Here we see the system in action. The generation of the return under Zerubbabel, and now the generation of the rebuilding under Nehemiah, were all part of this faithful restoration. The people gave their tithes and offerings. From this general fund, the specific portions for the singers and gatekeepers were distributed daily. This was their livelihood, enabling them to devote themselves to their duties. Then, the people would "set apart the holy portion for the Levites." This refers to the general tithe that supported the whole tribe of Levi. But the system had another layer. The Levites themselves were required to tithe from what they received, and this "holy portion" was given to the priests, the sons of Aaron. This is a beautiful picture of ordered and cascading provision. God provides for His people, the people provide for the ministers, and the ministers themselves participate in that giving. It is a system of mutual dependence and shared responsibility, all flowing from the grace of God and resulting in the glory of God.
Application
The principles here are enduring. First, true spiritual revival always produces practical, structural, and financial integrity in the church. If a church is experiencing a supposed move of the Spirit but the bills are not getting paid and the ministers are not supported, something is deeply wrong. Joy and generosity are blood brothers.
Second, worship is to be ordered according to God's Word, not our whims. We have a rich heritage, epitomized by the Psalms, that should guide how we approach God. This is not a call for dead formalism, but for living faithfulness within the boundaries God has set. The alternative is not "freedom" but chaos, which is simply another form of bondage.
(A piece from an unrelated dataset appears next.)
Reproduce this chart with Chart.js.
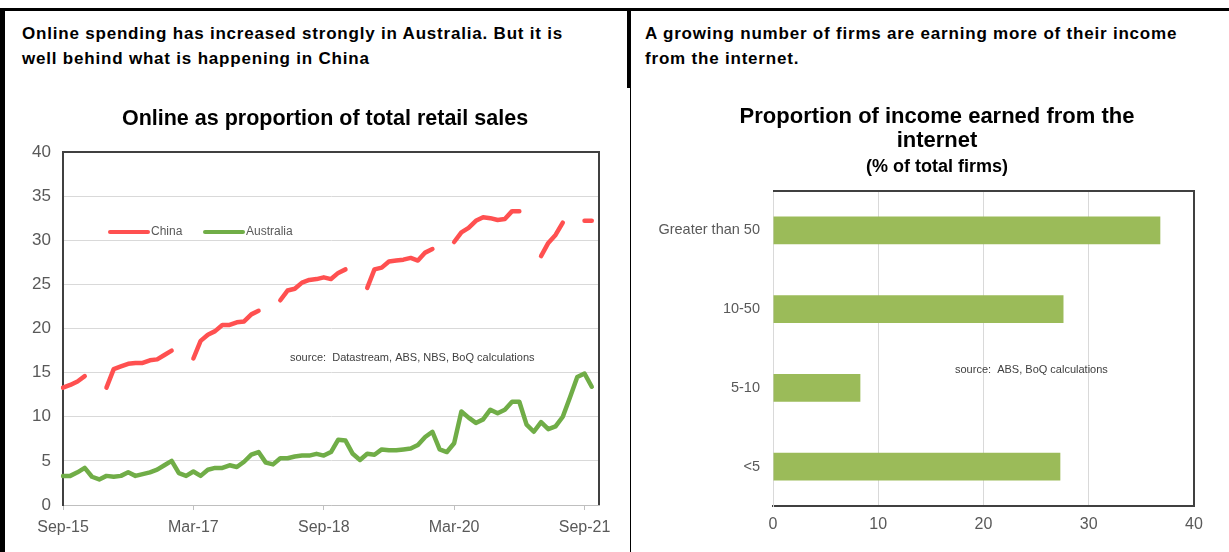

Finally, we see the importance of faithfully supporting those who minister the Word. The people rejoiced to see the priests and Levites "standing" at their posts. When ministers are freed up to do their work, the whole body benefits. And this support is the responsibility of all God's people. This is God's design, and as we see in Nehemiah, when His people joyfully embrace it, the result is the peaceable fruit of righteousness and a great gladness in the house of God.